(Code that draws figures)
==================================================

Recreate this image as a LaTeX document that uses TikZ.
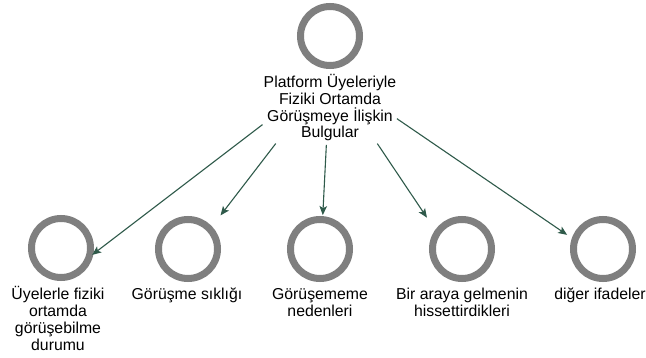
\documentclass[tikz,border=0pt]{standalone}
\usepackage{fontspec}
\setmainfont{Liberation Sans}
\usetikzlibrary{arrows.meta}
\definecolor{ringgray}{HTML}{7F7F7F}
\definecolor{arrgreen}{HTML}{2F5A4A}
\begin{document}
\begin{tikzpicture}[x=1pt,y=-1pt,
  ring/.style={circle,draw=ringgray,line width=7pt,minimum size=59pt,inner sep=0pt},
  lbl/.style={align=center,anchor=base,inner sep=0pt,font=\fontsize{15.8pt}{16.8pt}\selectfont},
  arr/.style={draw=arrgreen,line width=1.1pt,-{Stealth[length=9pt,width=7.5pt,inset=2pt]}}]
\useasboundingbox[fill=white] (0,0) rectangle (646,358);
% nodes (label anchor = baseline of last line)
\node[ring] (c0) at (330,36) {};
\node[lbl] (l0) at (330,137.9) {Platform Üyeleriyle\\Fiziki Ortamda\\Görüşmeye İlişkin\\Bulgular};
\node[ring] (c1) at (61,248) {};
\node[lbl] (l1) at (58,350.4) {Üyelerle fiziki\\ortamda\\görüşebilme\\durumu};
\node[ring] (c2) at (188,249) {};
\node[lbl] (l2) at (187,300) {Görüşme sıklığı};
\node[ring] (c3) at (320,249) {};
\node[lbl] (l3) at (320,316.8) {Görüşememe\\nedenleri};
\node[ring] (c4) at (462,249) {};
\node[lbl] (l4) at (462,316.8) {Bir araya gelmenin\\hissettirdikleri};
\node[ring] (c5) at (603,249) {};
\node[lbl] (l5) at (600,300) {diğer ifadeler};
% group centres
\coordinate (g0) at (330,73);
\coordinate (g1) at (58,281);
\coordinate (g2) at (187,259);
\coordinate (g3) at (320,270);
\coordinate (g4) at (462,270);
\coordinate (g5) at (601,258);
% connectors
\draw[arr,shorten <=85pt,shorten >=43pt] (g0) -- (g1);
\draw[arr,shorten <=89pt,shorten >=55pt] (g0) -- (g2);
\draw[arr,shorten <=72pt,shorten >=55pt] (g0) -- (g3);
\draw[arr,shorten <=85pt,shorten >=63pt] (g0) -- (g4);
\draw[arr,shorten <=81pt,shorten >=41pt] (g0) -- (g5);
\end{tikzpicture}
\end{document}
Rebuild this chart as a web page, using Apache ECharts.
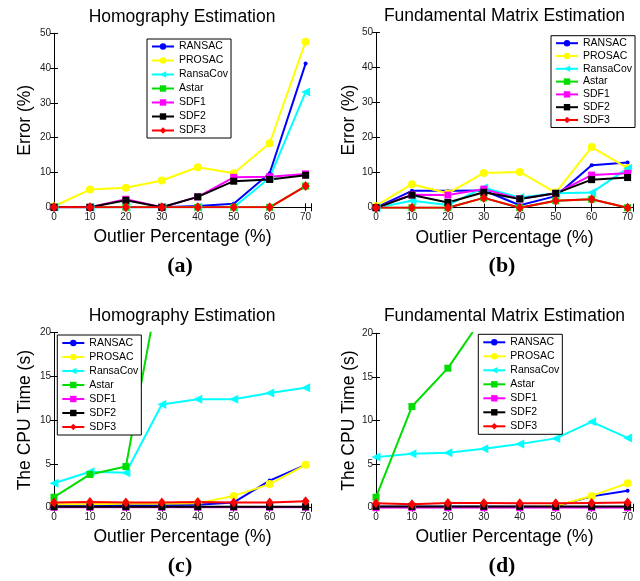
<!DOCTYPE html>
<html>
<head>
<meta charset="utf-8">
<script src="https://cdn.jsdelivr.net/npm/echarts@6/dist/echarts.min.js"></script>
<style>
html, body { margin: 0; padding: 0; background: #fff; }
#chart { width: 640px; height: 581px; }
</style>
</head>
<body>
<div id="chart"></div>
<script>
const outlierPct = [0, 10, 20, 30, 40, 50, 60, 70];
const methodNames = ['RANSAC', 'PROSAC', 'RansaCov', 'Astar', 'SDF1', 'SDF2', 'SDF3'];
const xTicks = [0, 10, 20, 30, 40, 50, 60, 70];
const errTicks = [0, 10, 20, 30, 40, 50];
const timeTicks = [0, 5, 10, 15, 20];

// (a) homography, error (%)
const homErrRANSAC   = [0, 0, 0, 0, 0.4, 1.0, 9.8, 41.3];
const homErrPROSAC   = [0.3, 5.1, 5.6, 7.7, 11.5, 9.8, 18.4, 47.6];
const homErrRansaCov = [0, 0, 0, 0, 0, 0, 8.5, 33.1];
const homErrAstar    = [0, 0, 0, 0, 0, 0, 0, 6.1];
const homErrSDF1     = [0, 0, 2.3, 0, 3.0, 8.6, 8.8, 9.6];
const homErrSDF2     = [0, 0, 2.0, 0, 3.0, 7.5, 8.0, 9.2];
const homErrSDF3     = [0, 0, 0, 0, 0, 0, 0, 6.1];

// (b) fundamental matrix, error (%)
const fundErrRANSAC   = [0, 4.8, 4.8, 4.9, 0.7, 3.3, 12.1, 12.9];
const fundErrPROSAC   = [0.5, 6.7, 4.1, 9.9, 10.2, 4.3, 17.3, 11.3];
const fundErrRansaCov = [0, 2.0, 0.8, 5.7, 2.9, 4.1, 4.3, 11.2];
const fundErrAstar    = [0, 0, 0, 2.8, 0, 2.0, 2.4, 0];
const fundErrSDF1     = [0, 3.7, 3.6, 5.3, 2.5, 4.1, 9.3, 9.8];
const fundErrSDF2     = [0, 3.6, 1.5, 4.4, 2.5, 4.1, 8.0, 8.6];
const fundErrSDF3     = [0, 0, 0, 2.8, 0, 2.0, 2.4, 0];

// (c) homography, CPU time (s)
const homTimeRANSAC   = [0.3, 0.3, 0.3, 0.3, 0.35, 0.6, 3.1, 4.9];
const homTimePROSAC   = [0.4, 0.4, 0.45, 0.45, 0.5, 1.35, 2.7, 4.9];
const homTimeRansaCov = [2.8, 4.1, 4.0, 11.8, 12.4, 12.4, 13.1, 13.7];
const homTimeAstar    = [1.2, 3.8, 4.7, 27, 38, 50, 62, 75];
const homTimeSDF1     = [0.05, 0.05, 0.05, 0.05, 0.05, 0.05, 0.05, 0.05];
const homTimeSDF2     = [0.12, 0.12, 0.12, 0.12, 0.12, 0.12, 0.12, 0.12];
const homTimeSDF3     = [0.6, 0.65, 0.6, 0.6, 0.65, 0.6, 0.6, 0.75];

// (d) fundamental matrix, CPU time (s)
const fundTimeRANSAC   = [0.1, 0.1, 0.1, 0.1, 0.1, 0.15, 1.3, 1.95];
const fundTimePROSAC   = [0.05, 0.05, 0.05, 0.05, 0.05, 0.2, 1.35, 2.8];
const fundTimeRansaCov = [5.8, 6.2, 6.3, 6.75, 7.3, 7.95, 9.85, 8.0];
const fundTimeAstar    = [1.2, 11.6, 16.0, 22, 30, 38, 46, 55];
const fundTimeSDF1     = [0, 0, 0, 0, 0, 0, 0, 0];
const fundTimeSDF2     = [0.15, 0.15, 0.15, 0.15, 0.15, 0.15, 0.15, 0.15];
const fundTimeSDF3     = [0.5, 0.4, 0.55, 0.55, 0.5, 0.5, 0.55, 0.6];

const panels = [
    [homErrRANSAC, homErrPROSAC, homErrRansaCov, homErrAstar, homErrSDF1, homErrSDF2, homErrSDF3],
    [fundErrRANSAC, fundErrPROSAC, fundErrRansaCov, fundErrAstar, fundErrSDF1, fundErrSDF2, fundErrSDF3],
    [homTimeRANSAC, homTimePROSAC, homTimeRansaCov, homTimeAstar, homTimeSDF1, homTimeSDF2, homTimeSDF3],
    [fundTimeRANSAC, fundTimePROSAC, fundTimeRansaCov, fundTimeAstar, fundTimeSDF1, fundTimeSDF2, fundTimeSDF3],
]

const FONT = '"Liberation Sans", Arial, Helvetica, sans-serif'

// matlab-ish marker styles
const look = {
    RANSAC:   { color: '#0000ff', symbol: 'circle', size: 4 },
    PROSAC:   { color: '#ffff00', symbol: 'circle', size: 8 },
    RansaCov: { color: '#00ffff', symbol: 'triangle', size: 9, rotate: 90 },
    Astar:    { color: '#00dd00', symbol: 'rect', size: 7 },
    SDF1:     { color: '#ff00ff', symbol: 'rect', size: 7 },
    SDF2:     { color: '#000000', symbol: 'rect', size: 7 },
    SDF3:     { color: '#ff0000', symbol: 'diamond', size: [8, 10] },
}

const grids = [
    { left: 54, top: 33.3, width: 257, height: 174 },
    { left: 376, top: 32.4, width: 257, height: 175.3 },
    { left: 54, top: 332.7, width: 257, height: 175 },
    { left: 376, top: 333.3, width: 257, height: 174.4 },
]

let xAxis = []
let yAxis = []
let series = []

grids.forEach((g, i) => {
    const ticks = i < 2 ? errTicks : timeTicks
    const yName = i < 2 ? 'Error (%)' : 'The CPU Time (s)'
    const common = {
        gridIndex: i,
        type: 'value',
        axisLine: { show: true, lineStyle: { color: '#000', width: 1 } },
        axisTick: { show: true, inside: true, length: 4, lineStyle: { color: '#000' } },
        splitLine: { show: false },
    }
    xAxis.push({
        ...common,
        position: 'bottom',
        min: xTicks[0],
        max: 71.5,
        interval: xTicks[1] - xTicks[0],
        axisLabel: {
            margin: 5, fontSize: 10, color: '#222', fontFamily: FONT,
            formatter: v => (xTicks.indexOf(v) >= 0 ? String(v) : ''),
        },
        name: 'Outlier Percentage (%)',
        nameLocation: 'middle',
        nameGap: i < 2 ? 21 : 20.5,
        nameTextStyle: { fontSize: 17.5, color: '#000', fontFamily: FONT },
    })
    xAxis.push({
        ...common,
        position: 'top',
        min: xTicks[0],
        max: 71.5,
        interval: xTicks[1] - xTicks[0],
        axisLabel: { show: false },
    })
    yAxis.push({
        ...common,
        position: 'left',
        min: ticks[0],
        max: ticks[ticks.length - 1],
        interval: ticks[1] - ticks[0],
        axisLabel: { margin: 3, fontSize: 10, color: '#222', fontFamily: FONT },
        name: yName,
        nameLocation: 'middle',
        nameGap: i % 2 === 0 ? 20 : 18,
        nameTextStyle: { fontSize: 17.5, color: '#000', fontFamily: FONT },
    })
    yAxis.push({
        ...common,
        position: 'right',
        min: ticks[0],
        max: ticks[ticks.length - 1],
        interval: ticks[1] - ticks[0],
        axisLabel: { show: false },
    })

    methodNames.forEach((name, k) => {
        const st = look[name]
        series.push({
            name: name,
            type: 'line',
            xAxisIndex: i * 2,
            yAxisIndex: i * 2,
            data: outlierPct.map((x, j) => [x, panels[i][k][j]]),
            symbol: st.symbol,
            symbolSize: st.size,
            symbolRotate: st.rotate || 0,
            showSymbol: true,
            clip: true,
            color: st.color,
            lineStyle: { width: 2, color: st.color },
            itemStyle: { color: st.color },
            emphasis: { disabled: true },
            animation: false,
        })
    })
})

const legendPos = [
    { left: 147, top: 39, itemGap: 3, padding: [2, 3, 2, 4] },
    { left: 551, top: 35.7, itemGap: 1.8, padding: [2, 3, 2, 4] },
    { left: 57.3, top: 335, itemGap: 3, padding: [2.5, 3, 2.5, 4] },
    { left: 478.3, top: 334.3, itemGap: 3, padding: [2.5, 3, 2.5, 4] },
]
const legend = legendPos.map(p => ({
    ...p,
    orient: 'vertical',
    data: methodNames,
    itemWidth: 22,
    itemHeight: 8,
    selectedMode: false,
    backgroundColor: '#fff',
    borderColor: '#000',
    borderWidth: 1,
    borderRadius: 0,
    textStyle: { fontSize: 10.5, color: '#000', fontFamily: FONT },
}))

const txt = (x, y, text, size, family, weight) => ({
    type: 'text',
    x: x,
    y: y,
    style: {
        text: text,
        fontSize: size,
        fontFamily: family,
        fontWeight: weight || 'normal',
        fill: '#000',
        align: 'center',
        verticalAlign: 'middle',
    },
})
const SERIF = '"Liberation Serif", "Times New Roman", serif'

const option = {
    backgroundColor: '#fff',
    animation: false,
    grid: grids.map(g => ({ ...g, containLabel: false })),
    xAxis: xAxis,
    yAxis: yAxis,
    legend: legend,
    series: series,
    graphic: [
        txt(182, 17, 'Homography Estimation', 17.5, FONT),
        txt(504.5, 16, 'Fundamental Matrix Estimation', 17.5, FONT),
        txt(182, 316.5, 'Homography Estimation', 17.5, FONT),
        txt(504.5, 316, 'Fundamental Matrix Estimation', 17.5, FONT),
        txt(180, 266.5, '(a)', 22, SERIF, 'bold'),
        txt(502, 266.5, '(b)', 22, SERIF, 'bold'),
        txt(180, 566.5, '(c)', 22, SERIF, 'bold'),
        txt(502, 566.5, '(d)', 22, SERIF, 'bold'),
    ],
}

let myChart = echarts.init(document.getElementById('chart'))
myChart.setOption(option)
</script>
</body>
</html>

==================================================

Exercise prompt
Quote the data above exactly from the line with "Rebuild this chart" to the line with "const timeTicks = [0, 5, 10, 15, 20];", both ends counted, and nothing else. Pictures don't go in.

Finished exercise
Rebuild this chart as a web page, using Apache ECharts.
<!DOCTYPE html>
<html>
<head>
<meta charset="utf-8">
<script src="https://cdn.jsdelivr.net/npm/echarts@6/dist/echarts.min.js"></script>
<style>
html, body { margin: 0; padding: 0; background: #fff; }
#chart { width: 640px; height: 581px; }
</style>
</head>
<body>
<div id="chart"></div>
<script>
const outlierPct = [0, 10, 20, 30, 40, 50, 60, 70];
const methodNames = ['RANSAC', 'PROSAC', 'RansaCov', 'Astar', 'SDF1', 'SDF2', 'SDF3'];
const xTicks = [0, 10, 20, 30, 40, 50, 60, 70];
const errTicks = [0, 10, 20, 30, 40, 50];
const timeTicks = [0, 5, 10, 15, 20];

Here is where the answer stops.